Objective:
Lines holding the string "that" are the ones to copy from this listing.

==========

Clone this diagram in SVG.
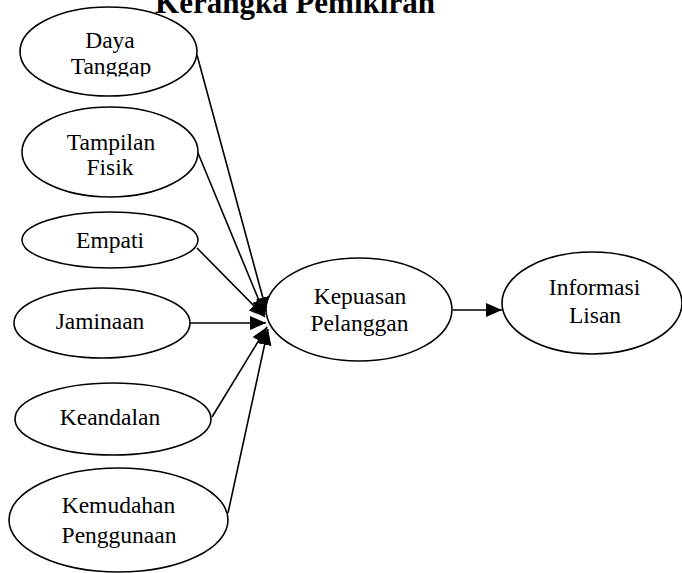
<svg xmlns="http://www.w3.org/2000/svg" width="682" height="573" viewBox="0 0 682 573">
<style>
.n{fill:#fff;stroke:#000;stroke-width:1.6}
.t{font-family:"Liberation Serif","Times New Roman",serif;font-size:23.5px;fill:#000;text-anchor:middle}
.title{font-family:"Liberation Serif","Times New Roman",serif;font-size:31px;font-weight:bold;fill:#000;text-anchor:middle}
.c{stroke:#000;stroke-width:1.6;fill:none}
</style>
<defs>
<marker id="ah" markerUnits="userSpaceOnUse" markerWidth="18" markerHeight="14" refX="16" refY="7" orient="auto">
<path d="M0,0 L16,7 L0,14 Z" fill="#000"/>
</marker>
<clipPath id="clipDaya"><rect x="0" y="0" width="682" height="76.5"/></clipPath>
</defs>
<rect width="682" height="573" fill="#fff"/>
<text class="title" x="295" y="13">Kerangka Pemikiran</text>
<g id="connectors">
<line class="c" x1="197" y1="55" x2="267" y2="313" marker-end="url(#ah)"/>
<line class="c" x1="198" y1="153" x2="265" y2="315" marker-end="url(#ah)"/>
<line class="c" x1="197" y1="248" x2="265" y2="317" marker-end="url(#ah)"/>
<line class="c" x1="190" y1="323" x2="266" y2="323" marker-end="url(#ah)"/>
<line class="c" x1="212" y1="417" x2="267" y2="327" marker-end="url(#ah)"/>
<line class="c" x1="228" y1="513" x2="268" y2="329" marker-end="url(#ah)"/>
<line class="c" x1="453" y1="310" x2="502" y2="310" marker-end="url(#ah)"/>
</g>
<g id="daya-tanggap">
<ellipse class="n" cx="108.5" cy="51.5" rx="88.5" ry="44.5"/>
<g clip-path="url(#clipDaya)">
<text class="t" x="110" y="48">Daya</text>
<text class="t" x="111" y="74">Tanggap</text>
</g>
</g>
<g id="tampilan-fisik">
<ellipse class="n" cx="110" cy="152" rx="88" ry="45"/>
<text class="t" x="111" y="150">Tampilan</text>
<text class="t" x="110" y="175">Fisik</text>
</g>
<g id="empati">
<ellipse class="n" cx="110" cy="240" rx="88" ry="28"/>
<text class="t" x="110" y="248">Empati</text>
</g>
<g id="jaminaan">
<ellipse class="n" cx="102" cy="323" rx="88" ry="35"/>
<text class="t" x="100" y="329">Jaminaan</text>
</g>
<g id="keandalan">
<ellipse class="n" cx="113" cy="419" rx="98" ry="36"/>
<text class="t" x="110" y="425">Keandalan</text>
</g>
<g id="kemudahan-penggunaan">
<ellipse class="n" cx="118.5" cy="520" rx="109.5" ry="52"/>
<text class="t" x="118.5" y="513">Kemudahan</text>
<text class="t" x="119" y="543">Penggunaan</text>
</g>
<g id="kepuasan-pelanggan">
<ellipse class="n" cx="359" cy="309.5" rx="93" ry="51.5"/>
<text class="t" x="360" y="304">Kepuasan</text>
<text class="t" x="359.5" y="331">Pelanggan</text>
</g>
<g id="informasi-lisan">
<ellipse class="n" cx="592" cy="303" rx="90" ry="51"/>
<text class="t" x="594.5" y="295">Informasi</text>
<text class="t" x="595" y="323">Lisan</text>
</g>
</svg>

==========

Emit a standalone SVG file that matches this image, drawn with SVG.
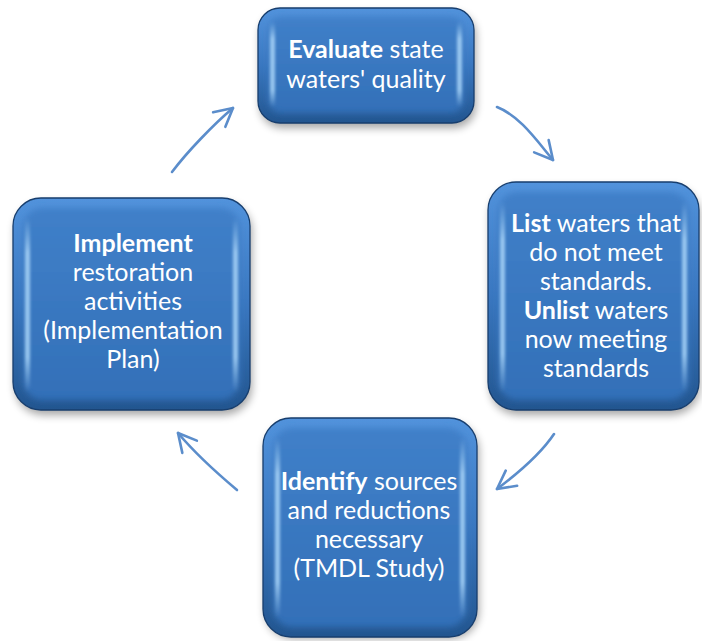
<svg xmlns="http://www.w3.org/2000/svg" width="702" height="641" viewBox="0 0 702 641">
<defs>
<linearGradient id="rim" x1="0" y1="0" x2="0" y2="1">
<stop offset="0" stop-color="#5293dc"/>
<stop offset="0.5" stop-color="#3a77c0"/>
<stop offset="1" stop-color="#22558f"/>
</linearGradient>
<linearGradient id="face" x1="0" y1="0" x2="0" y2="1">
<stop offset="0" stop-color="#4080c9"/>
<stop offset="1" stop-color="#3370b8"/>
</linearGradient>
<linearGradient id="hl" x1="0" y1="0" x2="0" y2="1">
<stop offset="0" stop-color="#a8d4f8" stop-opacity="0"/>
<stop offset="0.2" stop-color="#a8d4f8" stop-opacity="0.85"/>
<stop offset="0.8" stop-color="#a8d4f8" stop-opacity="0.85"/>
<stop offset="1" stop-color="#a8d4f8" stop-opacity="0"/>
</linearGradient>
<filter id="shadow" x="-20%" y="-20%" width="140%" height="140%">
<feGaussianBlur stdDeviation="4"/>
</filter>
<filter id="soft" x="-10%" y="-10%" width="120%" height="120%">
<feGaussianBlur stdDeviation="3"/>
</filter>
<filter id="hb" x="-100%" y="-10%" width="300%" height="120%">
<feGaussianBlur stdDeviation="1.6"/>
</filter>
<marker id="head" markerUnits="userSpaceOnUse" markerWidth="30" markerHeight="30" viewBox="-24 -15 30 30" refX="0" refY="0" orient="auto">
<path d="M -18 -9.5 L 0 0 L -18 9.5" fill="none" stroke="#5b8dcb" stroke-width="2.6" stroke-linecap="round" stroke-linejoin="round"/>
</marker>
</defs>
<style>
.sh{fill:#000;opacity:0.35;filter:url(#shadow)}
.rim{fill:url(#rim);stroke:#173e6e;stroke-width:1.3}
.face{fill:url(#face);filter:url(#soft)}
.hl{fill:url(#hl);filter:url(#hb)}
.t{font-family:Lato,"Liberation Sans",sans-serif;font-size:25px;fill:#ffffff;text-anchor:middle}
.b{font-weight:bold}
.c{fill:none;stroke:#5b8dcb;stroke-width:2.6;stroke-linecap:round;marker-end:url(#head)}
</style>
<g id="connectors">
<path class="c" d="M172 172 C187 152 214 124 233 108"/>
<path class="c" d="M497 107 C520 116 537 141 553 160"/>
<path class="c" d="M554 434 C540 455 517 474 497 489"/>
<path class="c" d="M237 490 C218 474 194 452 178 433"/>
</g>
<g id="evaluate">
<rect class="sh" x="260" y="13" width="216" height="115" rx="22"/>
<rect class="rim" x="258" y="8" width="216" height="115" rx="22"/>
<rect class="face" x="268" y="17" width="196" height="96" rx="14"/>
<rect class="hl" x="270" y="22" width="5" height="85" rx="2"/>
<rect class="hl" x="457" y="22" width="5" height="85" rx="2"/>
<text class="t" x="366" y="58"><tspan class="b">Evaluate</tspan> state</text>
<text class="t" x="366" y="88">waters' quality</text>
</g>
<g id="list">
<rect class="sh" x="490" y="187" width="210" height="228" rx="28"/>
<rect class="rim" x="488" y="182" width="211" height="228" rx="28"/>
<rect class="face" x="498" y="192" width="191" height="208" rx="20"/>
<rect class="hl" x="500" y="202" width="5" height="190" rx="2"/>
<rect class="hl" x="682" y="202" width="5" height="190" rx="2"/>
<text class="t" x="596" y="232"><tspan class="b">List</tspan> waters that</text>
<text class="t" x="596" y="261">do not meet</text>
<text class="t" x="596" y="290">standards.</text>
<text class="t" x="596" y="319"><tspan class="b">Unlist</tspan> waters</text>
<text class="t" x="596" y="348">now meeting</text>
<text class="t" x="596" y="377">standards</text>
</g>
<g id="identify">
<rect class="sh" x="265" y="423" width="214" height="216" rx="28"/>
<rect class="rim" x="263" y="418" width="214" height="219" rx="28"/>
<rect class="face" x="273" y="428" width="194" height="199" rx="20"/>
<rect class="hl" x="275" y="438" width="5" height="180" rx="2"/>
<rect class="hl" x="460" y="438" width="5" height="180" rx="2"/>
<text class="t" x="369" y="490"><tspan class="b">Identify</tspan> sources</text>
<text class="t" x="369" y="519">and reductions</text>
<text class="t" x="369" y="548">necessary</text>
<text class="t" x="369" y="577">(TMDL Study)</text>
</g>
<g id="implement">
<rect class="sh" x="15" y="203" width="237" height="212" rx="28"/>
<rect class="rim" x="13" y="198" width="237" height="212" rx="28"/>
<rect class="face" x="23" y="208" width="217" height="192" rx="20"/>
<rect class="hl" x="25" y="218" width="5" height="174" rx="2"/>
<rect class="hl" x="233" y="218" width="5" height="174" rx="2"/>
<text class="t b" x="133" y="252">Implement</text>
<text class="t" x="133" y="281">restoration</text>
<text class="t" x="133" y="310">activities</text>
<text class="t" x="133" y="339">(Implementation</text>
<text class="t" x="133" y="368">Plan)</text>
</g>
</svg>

==========

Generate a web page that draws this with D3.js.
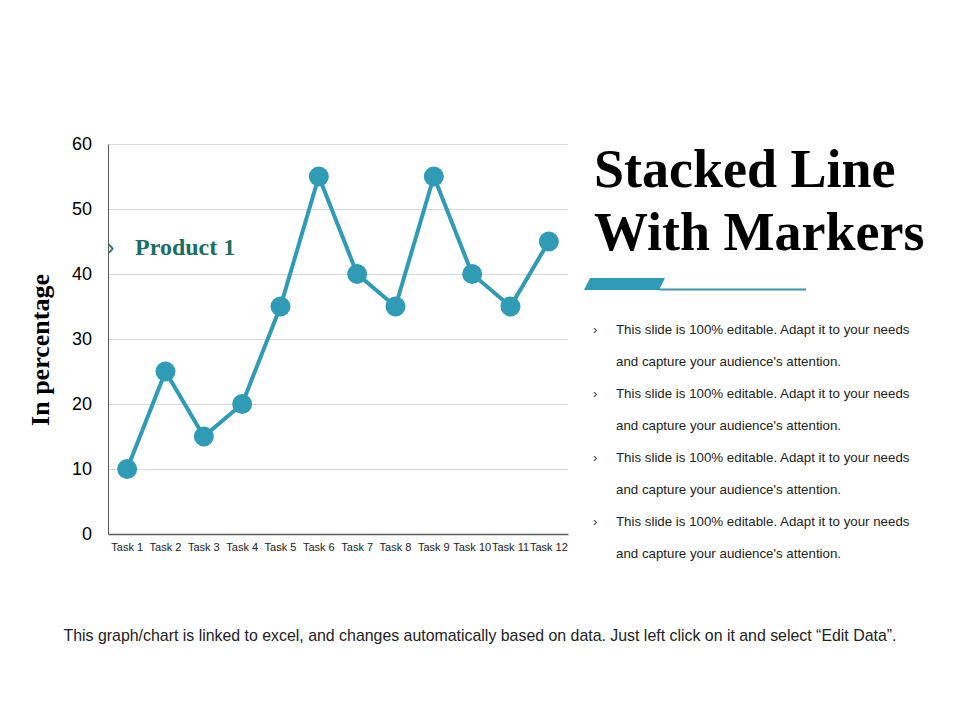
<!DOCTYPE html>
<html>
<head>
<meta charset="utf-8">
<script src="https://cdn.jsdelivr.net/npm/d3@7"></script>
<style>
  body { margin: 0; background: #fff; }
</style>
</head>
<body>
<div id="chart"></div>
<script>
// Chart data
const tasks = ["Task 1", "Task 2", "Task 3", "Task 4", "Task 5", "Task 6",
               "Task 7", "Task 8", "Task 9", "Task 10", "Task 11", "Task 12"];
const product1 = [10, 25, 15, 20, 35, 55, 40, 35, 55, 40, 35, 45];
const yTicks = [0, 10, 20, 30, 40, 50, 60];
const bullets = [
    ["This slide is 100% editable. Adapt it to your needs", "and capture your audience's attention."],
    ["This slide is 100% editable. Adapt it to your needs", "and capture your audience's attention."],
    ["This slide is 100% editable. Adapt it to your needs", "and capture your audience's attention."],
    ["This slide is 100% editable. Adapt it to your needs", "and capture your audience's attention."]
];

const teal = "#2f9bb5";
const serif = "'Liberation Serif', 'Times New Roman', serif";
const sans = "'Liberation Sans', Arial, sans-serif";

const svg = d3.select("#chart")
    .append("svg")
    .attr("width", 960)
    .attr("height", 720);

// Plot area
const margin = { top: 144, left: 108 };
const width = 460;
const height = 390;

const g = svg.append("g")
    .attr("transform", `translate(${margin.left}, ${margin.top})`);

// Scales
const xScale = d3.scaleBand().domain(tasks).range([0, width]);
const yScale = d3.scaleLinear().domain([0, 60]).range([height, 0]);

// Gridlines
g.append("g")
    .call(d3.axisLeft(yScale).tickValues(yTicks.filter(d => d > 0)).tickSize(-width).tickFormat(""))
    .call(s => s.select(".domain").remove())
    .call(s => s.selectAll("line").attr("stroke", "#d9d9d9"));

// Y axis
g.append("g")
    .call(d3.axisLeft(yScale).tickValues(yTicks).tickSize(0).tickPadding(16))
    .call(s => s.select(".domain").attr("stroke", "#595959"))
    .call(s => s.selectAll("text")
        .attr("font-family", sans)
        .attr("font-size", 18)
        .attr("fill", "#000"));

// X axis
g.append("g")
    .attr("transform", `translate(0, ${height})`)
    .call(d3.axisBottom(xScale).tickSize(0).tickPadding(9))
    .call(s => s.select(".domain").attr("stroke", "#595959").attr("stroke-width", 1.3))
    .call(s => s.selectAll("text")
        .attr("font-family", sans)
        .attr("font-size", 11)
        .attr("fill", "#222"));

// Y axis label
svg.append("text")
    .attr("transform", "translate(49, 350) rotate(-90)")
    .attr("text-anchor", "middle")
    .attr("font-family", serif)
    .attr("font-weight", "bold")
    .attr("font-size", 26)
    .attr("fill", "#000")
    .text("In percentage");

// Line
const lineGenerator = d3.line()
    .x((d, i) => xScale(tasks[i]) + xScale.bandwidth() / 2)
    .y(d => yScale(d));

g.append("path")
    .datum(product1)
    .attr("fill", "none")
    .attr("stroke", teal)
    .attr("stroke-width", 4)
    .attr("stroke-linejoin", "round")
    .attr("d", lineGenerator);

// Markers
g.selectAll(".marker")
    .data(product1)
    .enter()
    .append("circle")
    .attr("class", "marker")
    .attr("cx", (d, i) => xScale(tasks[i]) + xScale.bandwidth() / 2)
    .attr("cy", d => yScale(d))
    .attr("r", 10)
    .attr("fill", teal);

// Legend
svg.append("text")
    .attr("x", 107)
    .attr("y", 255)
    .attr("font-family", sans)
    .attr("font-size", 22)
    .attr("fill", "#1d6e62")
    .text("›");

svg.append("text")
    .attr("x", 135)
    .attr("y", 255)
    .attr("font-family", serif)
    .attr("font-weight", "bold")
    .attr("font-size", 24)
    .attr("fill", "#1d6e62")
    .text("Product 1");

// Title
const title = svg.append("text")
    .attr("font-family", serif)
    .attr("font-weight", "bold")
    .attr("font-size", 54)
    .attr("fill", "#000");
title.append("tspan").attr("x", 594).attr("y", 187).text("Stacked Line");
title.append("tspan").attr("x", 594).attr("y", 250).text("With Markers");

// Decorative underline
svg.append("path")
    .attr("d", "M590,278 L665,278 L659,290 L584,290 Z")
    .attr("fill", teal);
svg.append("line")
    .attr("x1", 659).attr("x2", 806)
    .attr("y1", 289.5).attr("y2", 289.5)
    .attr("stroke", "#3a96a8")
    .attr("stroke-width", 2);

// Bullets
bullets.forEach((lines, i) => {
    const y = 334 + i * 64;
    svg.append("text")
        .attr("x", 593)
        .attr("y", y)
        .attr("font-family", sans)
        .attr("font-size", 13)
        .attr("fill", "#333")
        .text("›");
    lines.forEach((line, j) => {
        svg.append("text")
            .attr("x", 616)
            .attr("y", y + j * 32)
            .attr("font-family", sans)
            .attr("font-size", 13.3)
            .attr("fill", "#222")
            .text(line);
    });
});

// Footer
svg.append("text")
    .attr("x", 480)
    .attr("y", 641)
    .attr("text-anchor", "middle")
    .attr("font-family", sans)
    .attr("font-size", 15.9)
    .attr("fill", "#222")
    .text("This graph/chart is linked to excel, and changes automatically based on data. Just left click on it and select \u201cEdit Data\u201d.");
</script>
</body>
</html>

==========

Answer below:
Emit a standalone SVG file that matches this image, drawn with SVG.
<text class="t" x="596" y="232"><tspan class="b">List</tspan> waters that</text>
Generate a web page that draws this with D3.js.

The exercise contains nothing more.